Estratégias para Alinhar Marcas às Crenças dos Consumidores

Empresas que desejam influenciar ou se adaptar ao comportamento do consumidor precisam mapear e dialogar com as crenças centrais de seu público-alvo. Algumas estratégias eficazes incluem:

Pesquisa Antropológica de Mercado

Investigar o imaginário coletivo, os valores sociais predominantes e os arquétipos culturais que moldam a identidade do consumidor. Técnicas recomendadas:

  • Entrevistas em profundidade

  • Análise semiótica de redes sociais

  • Etnografia digital

Posicionamento de Marca Coerente

Construir um posicionamento sólido e autêntico, que reflita os valores centrais do público e esteja em consonância com suas crenças dominantes.

Exemplo: a marca Patagonia alinha toda sua cadeia de valor com o discurso ambientalista, atraindo um público que compartilha dessas crenças.

Storytelling Afirmativo

Utilizar narrativas que validem ou desafiem crenças de forma empática e estratégica. Histórias reais, documentários de bastidores e depoimentos de clientes são instrumentos poderosos nesse processo.


Reforço de Crenças Pós-Compra: A Experiência como Continuidade da Narrativa

Após a decisão de compra, o consumidor busca confirmação de que fez a escolha certa. Nesse momento, a experiência oferecida pela marca deve reforçar as crenças que motivaram a compra, ampliando a lealdade.

Exemplos de reforço:

  • Programas de fidelidade personalizados

  • Agradecimentos com storytelling pós-compra

  • Conteúdos educativos que ecoem as crenças do consumidor

Esse ciclo contínuo de confirmação e reforço transforma clientes em advogados da marca.
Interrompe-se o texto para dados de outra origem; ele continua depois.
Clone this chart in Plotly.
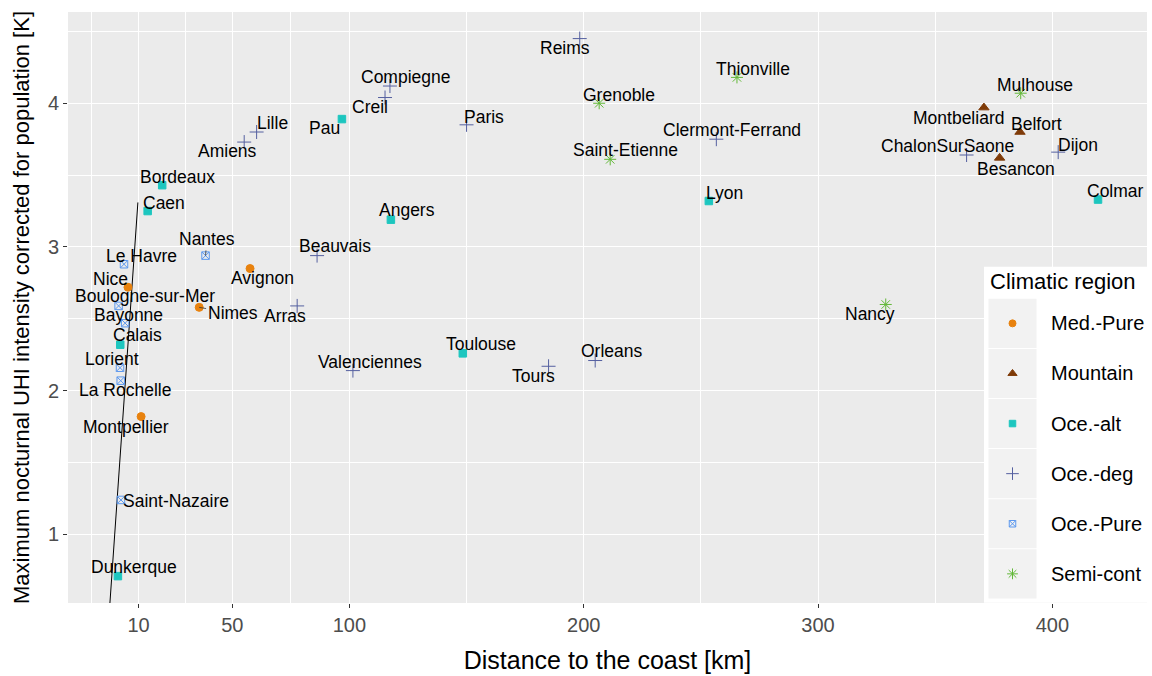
import plotly.graph_objects as go

# ---------------- data ----------------
cities = ["Bordeaux", "Caen", "Nantes", "Le Havre", "Nice", "Boulogne-sur-Mer", "Bayonne",
          "Calais", "Lorient", "La Rochelle", "Montpellier", "Saint-Nazaire", "Dunkerque",
          "Avignon", "Nimes", "Arras", "Beauvais", "Compiegne", "Creil", "Pau", "Paris",
          "Lille", "Amiens", "Angers", "Reims", "Thionville", "Grenoble", "Clermont-Ferrand",
          "Saint-Etienne", "Lyon", "Mulhouse", "Montbeliard", "Belfort", "ChalonSurSaone",
          "Dijon", "Besancon", "Colmar", "Toulouse", "Valenciennes", "Tours", "Orleans", "Nancy"]
distance_km = [20.1, 13.9, 38.6, 3.8, 5.5, 1.5, 4.3,
               2.2, 2.1, 2.4, 11.1, 2.5, 1.2,
               57.6, 35.9, 77.7, 86.2, 117.3, 115.2, 96.8, 150.0,
               60.4, 55.1, 117.7, 198.3, 265.4, 206.6, 256.6,
               211.3, 253.4, 386.5, 370.8, 386.2, 363.4,
               402.5, 377.5, 419.5, 148.4, 101.5, 185.0, 204.9, 328.9]
uhi_K = [3.43, 3.25, 2.94, 2.88, 2.72, 2.59, 2.47,
         2.32, 2.16, 2.07, 1.82, 1.24, 0.71,
         2.85, 2.58, 2.59, 2.94, 4.12, 4.04, 3.89, 3.85,
         3.80, 3.73, 3.19, 4.45, 4.18, 4.00, 3.75,
         3.61, 3.32, 4.07, 3.97, 3.80, 3.64,
         3.66, 3.62, 3.33, 2.26, 2.14, 2.17, 2.21, 2.60]
region = ["Oce.-alt", "Oce.-alt", "Oce.-Pure", "Oce.-Pure", "Med.-Pure", "Oce.-Pure", "Oce.-Pure",
          "Oce.-alt", "Oce.-Pure", "Oce.-Pure", "Med.-Pure", "Oce.-Pure", "Oce.-alt",
          "Med.-Pure", "Med.-Pure", "Oce.-deg", "Oce.-deg", "Oce.-deg", "Oce.-deg", "Oce.-alt", "Oce.-deg",
          "Oce.-deg", "Oce.-deg", "Oce.-alt", "Oce.-deg", "Semi-cont", "Semi-cont", "Oce.-deg",
          "Semi-cont", "Oce.-alt", "Semi-cont", "Mountain", "Mountain", "Oce.-deg",
          "Oce.-deg", "Mountain", "Oce.-alt", "Oce.-alt", "Oce.-deg", "Oce.-deg", "Oce.-deg", "Semi-cont"]
regions = ["Med.-Pure", "Mountain", "Oce.-alt", "Oce.-deg", "Oce.-Pure", "Semi-cont"]

# fitted line (two end points)
fit_x = [-2.74, 9.73]
fit_y = [0.40, 3.31]

x_ticks = [10, 50, 100, 200, 300, 400]
x_minor = [-10, 30, 75, 150, 250, 350]
y_ticks = [1, 2, 3, 4]
y_minor = [1.5, 2.5, 3.5, 4.5]

# ---------------- styles ----------------
colors = {"Med.-Pure": "#E8820E", "Mountain": "#7F3B08", "Oce.-alt": "#1DC6BF",
          "Oce.-deg": "#5560A0", "Oce.-Pure": "#5C98EE", "Semi-cont": "#62B838"}
symbols = {"Med.-Pure": "circle", "Mountain": "triangle-up", "Oce.-alt": "square",
           "Oce.-deg": "cross-thin-open", "Oce.-Pure": "square-x-open", "Semi-cont": "asterisk-open"}
msize = {"Med.-Pure": 8, "Mountain": 9, "Oce.-alt": 7.5, "Oce.-deg": 10, "Oce.-Pure": 7.5, "Semi-cont": 10}

# label offsets in pixels (dx, dy) and whether a segment is drawn
label_offset = {
    "Bordeaux": (15, -8.4), "Caen": (16.3, -8.3), "Nantes": (1.3, -16.7), "Le Havre": (17, -8.7),
    "Nice": (-17.7, -8.7), "Boulogne-sur-Mer": (26.6, -10), "Bayonne": (3, -8), "Calais": (17.4, -9.6),
    "Lorient": (-8.3, -9), "La Rochelle": (4.3, 9.3), "Montpellier": (-15.6, 10.1),
    "Saint-Nazaire": (55, 0.7), "Dunkerque": (16, -9.6), "Avignon": (12.1, 9.3), "Nimes": (33.4, 5.8),
    "Arras": (-12.6, 9.6), "Beauvais": (17.5, -9.3), "Compiegne": (16, -9.3), "Creil": (-15, 9.7),
    "Pau": (-17.7, 9), "Paris": (17.3, -8.3), "Lille": (16.3, -9.4), "Amiens": (-16.3, 8.7),
    "Angers": (16, -9.7), "Reims": (-15, 9.7), "Thionville": (16.3, -8.7), "Grenoble": (19.4, -8.6),
    "Clermont-Ferrand": (15.7, -9), "Saint-Etienne": (15.7, -9.3), "Lyon": (15.7, -8.3),
    "Mulhouse": (14.6, -8), "Montbeliard": (-25, 10.7), "Belfort": (16, -8),
    "ChalonSurSaone": (-19, -9.4), "Dijon": (19.7, -7.3), "Besancon": (16.6, 10.8),
    "Colmar": (17, -8.6), "Toulouse": (17.7, -9), "Valenciennes": (17.3, -9), "Tours": (-15.4, 9.6),
    "Orleans": (16.4, -9.3), "Nancy": (-15.7, 10),
}
with_segment = {"Nantes", "Nimes", "Calais", "Beauvais"}

FONT = "Liberation Sans, Arial, sans-serif"
W, H = 1152, 676
ML, MR, MT, MB = 68, 5, 12, 73

fig = go.Figure()

# fitted line
fig.add_trace(go.Scatter(x=fit_x, y=fit_y, mode="lines", line=dict(color="black", width=1),
                         showlegend=False, hoverinfo="skip"))

# points
for r in regions:
    idx = [i for i, g in enumerate(region) if g == r]
    fig.add_trace(go.Scatter(
        x=[distance_km[i] for i in idx], y=[uhi_K[i] for i in idx],
        text=[cities[i] for i in idx], mode="markers", name=r, showlegend=False,
        marker=dict(symbol=symbols[r], size=msize[r], color=colors[r],
                    line=dict(color=colors[r], width=1)),
    ))

annotations = []
for c, xv, yv in zip(cities, distance_km, uhi_K):
    dx, dy = label_offset[c]
    seg = c in with_segment
    annotations.append(dict(
        x=xv, y=yv, xref="x", yref="y", text=c, showarrow=True, ax=dx, ay=dy,
        arrowhead=0, arrowwidth=0.8, standoff=0,
        arrowcolor="#333333" if seg else "rgba(0,0,0,0)",
        font=dict(family=FONT, size=17.5, color="black"),
    ))

# ---------------- manual legend (pixel coordinate overlay axes) ----------------
box_l, box_r, box_t, box_b = 984, 1147, 266.7, 602.7
key_l, key_r, key_t, key_h = 988, 1037, 298.3, 50.1


def rect(x0, x1, y0, y1, col):
    return go.Scatter(x=[x0, x1, x1, x0, x0], y=[y0, y0, y1, y1, y0], xaxis="x2", yaxis="y2",
                      mode="lines", fill="toself", fillcolor=col, line=dict(width=0),
                      showlegend=False, hoverinfo="skip")


fig.add_trace(rect(box_l, box_r, box_t, box_b, "white"))
for i, r in enumerate(regions):
    y0 = key_t + i * key_h
    fig.add_trace(rect(key_l + 0.5, key_r - 0.5, y0 + 0.5, y0 + key_h - 0.5, "#F2F2F2"))
    fig.add_trace(go.Scatter(
        x=[(key_l + key_r) / 2], y=[y0 + key_h / 2], xaxis="x2", yaxis="y2", mode="markers",
        marker=dict(symbol=symbols[r], size=msize[r] - 1, color=colors[r],
                    line=dict(color=colors[r], width=1)),
        showlegend=False, hoverinfo="skip"))
    annotations.append(dict(x=1049, y=y0 + key_h / 2, xref="x2", yref="y2", text=r,
                            showarrow=False, xanchor="left", yanchor="middle",
                            font=dict(family=FONT, size=20, color="black")))
annotations.append(dict(x=988, y=281, xref="x2", yref="y2", text="Climatic region",
                        showarrow=False, xanchor="left", yanchor="middle",
                        font=dict(family=FONT, size=22, color="black")))

fig.update_layout(
    width=W, height=H,
    margin=dict(l=ML, r=MR, t=MT, b=MB, pad=0),
    paper_bgcolor="white", plot_bgcolor="#EBEBEB",
    font=dict(family=FONT),
    showlegend=False,
    annotations=annotations,
    xaxis=dict(range=[-20.1, 440.4], tickvals=x_ticks, ticktext=[str(v) for v in x_ticks],
               showgrid=True, gridcolor="white", gridwidth=1.2, zeroline=False,
               ticks="outside", ticklen=4, tickcolor="#333333", tickwidth=1,
               tickfont=dict(family=FONT, size=20, color="#4D4D4D"),
               minor=dict(tickvals=x_minor, showgrid=True, gridcolor="white", gridwidth=0.6, ticks=""),
               title=dict(text="Distance to the coast [km]", standoff=16,
                          font=dict(family=FONT, size=25, color="black")),
               automargin=False, showline=False, fixedrange=True),
    yaxis=dict(range=[0.523, 4.635], tickvals=y_ticks, ticktext=[str(v) for v in y_ticks],
               showgrid=True, gridcolor="white", gridwidth=1.2, zeroline=False,
               ticks="outside", ticklen=4, tickcolor="#333333", tickwidth=1,
               tickfont=dict(family=FONT, size=20, color="#4D4D4D"),
               minor=dict(tickvals=y_minor, showgrid=True, gridcolor="white", gridwidth=0.6, ticks=""),
               title=dict(text="Maximum nocturnal UHI intensity corrected for population [K]",
                          standoff=12, font=dict(family=FONT, size=22, color="black")),
               automargin=False, showline=False, fixedrange=True),
    xaxis2=dict(range=[ML, W - MR], overlaying="x", visible=False, fixedrange=True),
    yaxis2=dict(range=[H - MB, MT], overlaying="y", visible=False, fixedrange=True),
)

fig.write_html("out.html", config={"displayModeBar": False},
               post_script="document.body.style.margin='0';document.body.style.overflow='hidden';")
Considerações Éticas e Riscos na Exploração de Crenças

Embora o alinhamento com crenças seja poderoso, há uma linha tênue entre o marketing autêntico e a manipulação. Marcas que prometem valores que não praticam correm risco de:

  • Rejeição social (cancelamentos)

  • Perda de confiança irreversível

  • Exposição negativa em mídias digitais

A autenticidade, portanto, deve ser um princípio inegociável.


Conclusão: Uma Nova Perspectiva sobre o Consumidor

Compreender o comportamento do consumidor à luz de suas crenças é mais do que uma estratégia de marketing — é um exercício de empatia, escuta ativa e construção de significado.

Em um mundo cada vez mais orientado por valores, marcas que respeitam, refletem e fortalecem as crenças do seu público criam não apenas consumidores, mas comunidades leais. Ao fazer isso, não apenas impulsionam vendas, mas constroem reputações sólidas, relevantes e duradouras.

No fim das contas, não compramos apenas produtos. Compramos histórias que confirmam quem acreditamos ser.